Annual accounts scheme: consequences of the size criteria for companies

The rates for the deposit of the annual accounts for 2018 are published. Whether your company should deposit its annual accounts according to the micro scheme, abbreviated scheme or full scheme depends on certain size criteria and on the fact whether or not the company is listed. Do you know the size criteria by heart? A reminder.

Since the transposition of the Accounting Directive 2013/34/EU into the Belgian Companies Code we distinguish three types of companies. The size criteria determine which template a company can or should use when publishing the annual accounts.

Micro company

A micro company is a small incorporated company which is not a parent company nor subsidiary and which at the end of the financial year does not exceed more than one of the following criteria:

Average annual workforce: 10;

Annual turnover (ex VAT): 700.000 euro;

Total balance sheet : 350.000 euro.

Imagine that more than one of these criteria is exceeded or is no longer exceeded, then this will only have consequences when this occurs during two subsequent financial years. The consequences will have effect as from the financial year following the financial year during which more than one of the above criteria is exceeded for the second time or are no longer exceeded. So, a small non-listed company which during two years qualifies as a micro company, can use the micro scheme to draft and file its annual accounts. Micro companies having personnel, should use the short template of the social balance sheet.

Small company

A small company does not exceed more than one of the following criteria at the end of the financial year:

Average annual workforce: 50;

Annual turnover (ex VAT): 9.000.000 euro;

Total balance sheet: 4.500.000 euro.

A non-listed company which is small during twee subsequent financial years, can use the short scheme to draft and publish its annual accounts.
Example: a company is 'small' in year 1. Only after having exceeded more than one criterion e.g. in year 4 and in year 5, the company becomes 'large' for the years 6 and 7. The same goes for the transfer from a micro company into a small company, and the other way around. Also a small company having personnel should use the short template of the social balance sheet.

Large companies

A company is 'large' in case, at the end of the financial year, more than one of the following criteria is exceeded:

Average annual workforce: 50;

Annual turnover (ex VAT): 9.000.000 euro;

Total balance sheet: 4.500.000 euro.

A company which is large or listed during two subsequent financial years, should use the full scheme to draft and publish its annual accounts and, when applicable, the full template for the social balance sheet. These companies should also draft an annual report.

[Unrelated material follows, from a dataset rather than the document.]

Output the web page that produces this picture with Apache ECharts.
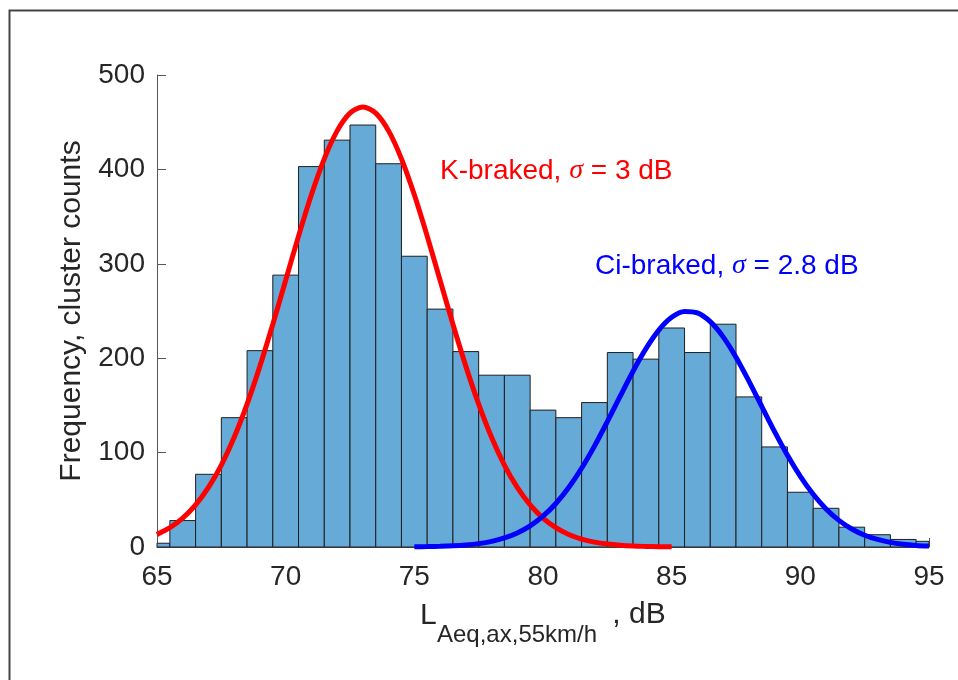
<!DOCTYPE html>
<html>
<head>
<meta charset="utf-8">
<script src="https://cdn.jsdelivr.net/npm/echarts@6/dist/echarts.min.js"></script>
<style>
  html, body { margin: 0; padding: 0; background: #fff; }
  #chart { width: 958px; height: 680px; }
</style>
</head>
<body>
<div id="chart"></div>
<script>
// histogram bins (1 dB wide, centred on whole dB)
const binCenters = [65, 66, 67, 68, 69, 70, 71, 72, 73, 74, 75, 76, 77, 78, 79, 80,
  81, 82, 83, 84, 85, 86, 87, 88, 89, 90, 91, 92, 93, 94, 95];
const counts = [4, 28, 77, 137, 208, 288, 403, 431, 447, 406, 308, 252, 207, 182, 182, 145,
  137, 153, 206, 199, 232, 206, 236, 159, 106, 58, 41, 21, 13, 8, 6];

// fitted curves
const redX = [65, 65.5, 66, 66.5, 67, 67.5, 68, 68.5, 69, 69.5, 70, 70.5, 71, 71.5, 72, 72.5,
  73, 73.5, 74, 74.5, 75, 75.5, 76, 76.5, 77, 77.5, 78, 78.5, 79, 79.5, 80, 80.5,
  81, 81.5, 82, 82.5, 83, 83.5, 84, 84.5, 85];
const redY = [13.3, 20.5, 30.6, 44.6, 63.1, 86.8, 116.2, 151.3, 191.6, 235.9, 282.6, 329.3,
  373.1, 411.2, 440.8, 459.6, 466, 459.6, 440.8, 411.2, 373.1, 329.3, 282.6, 235.9,
  191.6, 151.3, 116.2, 86.8, 63.1, 44.6, 30.6, 20.5, 13.3, 8.4, 5.2, 3.1, 1.8, 1.0, 0.6, 0.3, 0.2];
const blueX = [75, 75.5, 76, 76.5, 77, 77.5, 78, 78.5, 79, 79.5, 80, 80.5, 81, 81.5, 82, 82.5,
  83, 83.5, 84, 84.5, 85, 85.5, 86, 86.5, 87, 87.5, 88, 88.5, 89, 89.5, 90, 90.5,
  91, 91.5, 92, 92.5, 93, 93.5, 94, 94.5, 95];
const blueY = [0.2, 0.4, 0.7, 1.2, 2.1, 3.6, 6.0, 9.6, 14.9, 22.4, 32.6, 46.1, 63.0, 83.4,
  106.9, 132.8, 159.7, 186.2, 210.1, 229.8, 243.3, 249.6, 248.0, 238.7, 222.6, 201.0,
  175.8, 149.0, 122.2, 97.1, 74.8, 55.8, 40.3, 28.2, 19.1, 12.5, 8.0, 4.9, 2.9, 1.7, 1.0];

const font = "'Liberation Sans', Arial, sans-serif";
const sigmaFont = "'Liberation Serif', serif";
const axisColor = "#555";
const textColor = "#262626";

const chart = echarts.init(document.getElementById("chart"));

function renderBin(params, api) {
  const x = api.value(0);
  const y = api.value(1);
  const p0 = api.coord([x - 0.5, 0]);
  const p1 = api.coord([x + 0.5, y]);
  const cs = params.coordSys;
  const shape = echarts.graphic.clipRectByRect(
    { x: p0[0], y: p1[1], width: p1[0] - p0[0], height: p0[1] - p1[1] },
    { x: cs.x, y: cs.y - 1, width: cs.width, height: cs.height + 1 }
  );
  return shape && {
    type: "rect",
    shape: shape,
    style: { fill: "#66aad7", stroke: "#1f1f1f", lineWidth: 1 },
  };
}

function label(text, color) {
  return {
    text: text,
    fill: color,
    font: "28px " + font,
    rich: {
      s: { fontFamily: sigmaFont, fontStyle: "italic", fontSize: 28, fill: color },
    },
  };
}

const option = {
  animation: false,
  grid: { left: 157, right: 29, top: 75, bottom: 133 },
  xAxis: {
    type: "value",
    min: 65,
    max: 95,
    interval: 5,
    axisLine: { lineStyle: { color: axisColor, width: 1 } },
    axisTick: { inside: true, length: 9, lineStyle: { color: axisColor } },
    splitLine: { show: false },
    axisLabel: { fontFamily: font, fontSize: 28, color: textColor, margin: 16 },
  },
  yAxis: {
    type: "value",
    min: 0,
    max: 500,
    interval: 100,
    axisLine: { show: true, lineStyle: { color: axisColor, width: 1 } },
    axisTick: { show: true, inside: true, length: 9, lineStyle: { color: axisColor } },
    splitLine: { show: false },
    axisLabel: { fontFamily: font, fontSize: 28, color: textColor, margin: 12 },
    name: "Frequency, cluster counts",
    nameLocation: "middle",
    nameGap: 70,
    nameTextStyle: { fontFamily: font, fontSize: 30, color: textColor },
  },
  series: [
    {
      type: "custom",
      renderItem: renderBin,
      encode: { x: 0, y: 1 },
      data: binCenters.map((c, i) => [c, counts[i]]),
      z: 2,
    },
    {
      type: "line",
      data: redX.map((x, i) => [x, redY[i]]),
      showSymbol: false,
      smooth: 0.3,
      clip: false,
      lineStyle: { color: "#ff0000", width: 5 },
      z: 3,
    },
    {
      type: "line",
      data: blueX.map((x, i) => [x, blueY[i]]),
      showSymbol: false,
      smooth: 0.3,
      clip: false,
      lineStyle: { color: "#0000ff", width: 5 },
      z: 4,
    },
  ],
  graphic: [
    {
      type: "rect",
      shape: { x: 9.5, y: 10.5, width: 960, height: 680 },
      style: { fill: "none", stroke: "#444", lineWidth: 2 },
      silent: true,
    },
    // x axis title: L with subscript
    {
      type: "text",
      left: 420,
      top: 601,
      style: { text: "L", fill: textColor, font: "30px " + font },
    },
    {
      type: "text",
      left: 437,
      top: 623,
      style: { text: "Aeq,ax,55km/h", fill: textColor, font: "24px " + font },
    },
    {
      type: "text",
      left: 604,
      top: 600,
      style: { text: " , dB", fill: textColor, font: "30px " + font },
    },
    { type: "text", left: 440, top: 157, style: label("K-braked, {s|σ} = 3 dB", "#ff0000") },
    { type: "text", left: 595, top: 252, style: label("Ci-braked, {s|σ} = 2.8 dB", "#0000ff") },
  ],
};

chart.setOption(option);
</script>
</body>
</html>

Financial year shorter or longer than 12 months?

The Accounting Standards Commission (ASC) has issued several notices on how the size criteria have to be calculated. Notice 2017/03 deals with the situation when the accounting period is shorter or longer than 12 months. When the financial year occasionally is shorter or longer than 12 months, whereby this cannot be longer than 24 months minus one calendar day; then the turnover ex VAT is multiplied with a fraction where the denominator is 12 and the nominator the number of months of the financial year concerned; each month started counts for a full month. (art. 15, §4 and 15/1, §4 Belgian Companies Code).

The ASC finds that the number of months to be quoted in the numerator is the number of months of the financial year concerned. Every month started counts for a full month. The calculation of the number of months in an financial year when this is longer or shorter than 12 months will be - in absence of any other provision in the Belgian Companies Code - calculated in function of the actual number of months and not based on the number of months containing a day of the accounting year.

Examples

The financial year of a company runs from 15/1/N until 14/1/N+1 and has consequently an financial year of 12 months. The numerator of the fraction amounts to 12.

A company closing its annual accounts on 20 December has extended its financial year until 15 February. The financial year consequently runs from 21/1/N until 15/2/N+2. This financial year has 13 months and 26 days. The numerator of the fraction amounts to 14 (actual number of months) and not 15 (calendar months containing a day of the financial year).